By Paul Barbano | Sep 19, 2012
Colorful hyacinths bloom earlier than most trees and shrubs to add beauty to early spring gardens.

In Colorado Springs, there is a natural wonder with ancient sedimentary beds of blue, red, purple and white.  This is the Garden of the Gods.  Whether it is Eden or Colorado, we seem to like the idea of a home for the gods.

Years ago, a young Greek nymph named Echo fell in love with a handsome man named Narcissus, but he broke off the relationship. Echo was so heartbroken that she hid in a cave and pined away until only her voice remained.

The handsome Narcissus instead fell in love with himself.  While admiring his own reflection in a pool, he fell in, drowned, and became the flower we know today.

Both the god Apollo and Zephyr the West Wind loved another handsome Greek boy named Hyacinth.

The wind god Zephyr was jealous that Hyacinth chose the glowing archery god Apollo, so during a game of discus, Zephyr blew Apollo's discus off course, and the discus killed Hyacinth. Apollo could not bear to have Hades take young Hyacinth, and Apollo made the fragrant flower hyacinth sprout from Hyacinth's blood. Even today, wild hyacinths have markings on their petals of the letter "A" in Greek, a letter that signifies the sound of crying.

Then there is the passionate love affair of the Greek gods Zeus and Hura, whose love was so passionate that their homeland burst into blooms of crocuses.

Hyacinth bulbs contain oxalic acid that can irritate sensitive skin, so be careful handling them.
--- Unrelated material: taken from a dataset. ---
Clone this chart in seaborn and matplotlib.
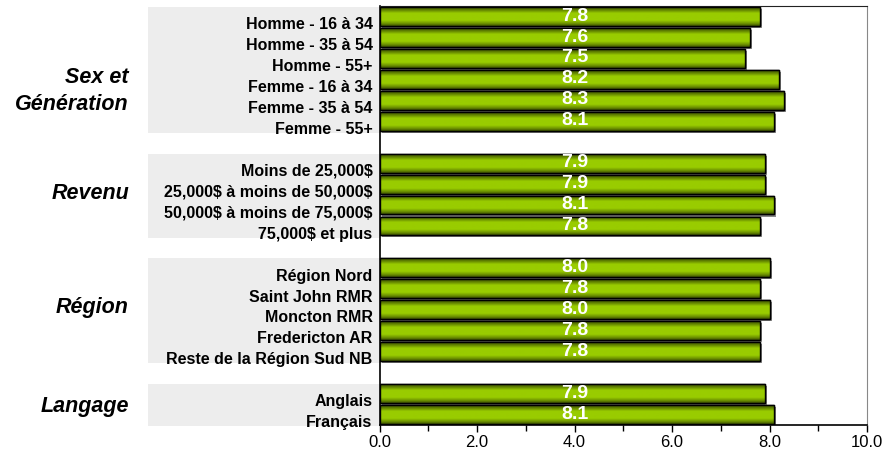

You can wear gloves to avoid irritation.

All of these bulbs need good soil drainage so they will not rot.  If your soil is dense with a lot of clay, try adding compost, peat moss or even sand to the top 12 inches of soil.

Bulbs need phosphorous for root development. Since phosphorous does not move through the soil, mix it right into the planting mix, just below where the bulbs are planted.

Bone meal is a good organic source of phosphorus.  Or use a specialty organic bulb fertilizer.  As soon as the shoots come up in the spring, sprinkle slower-acting organic bulb food around them.

Because narcissus, hyacinths, and crocuses bloom before most trees or shrubs leaf out, you can successfully plant them under trees and shrubs.

A good rule of thumb is to plant bulbs two to three times as deep as the bulb is tall. Plant narcissus, hyacinths and crocuses with the nose of the bulb upward.

You can either plant each bulb individually in its own hole or dig up the entire bed, place the bulbs on the open area, then cover with soil.  If you want to plant bulbs in a grassy area, try using a bulb-planting attachment for cordless power drills.  You can even get creative and spell out greetings with the crocus bulbs that will bloom into a flowery message in early spring.

Immediately water the bulbs after planting.

Watering settles the soil and eliminates air pockets.  The water will hydrate the bulbs and they will begin sending out roots.

You can plant fall bulbs right up until the ground freezes.

Plant the trio of narcissus, hyacinths and crocuses now, and next year your yard will burst into bloom worthy of the gods.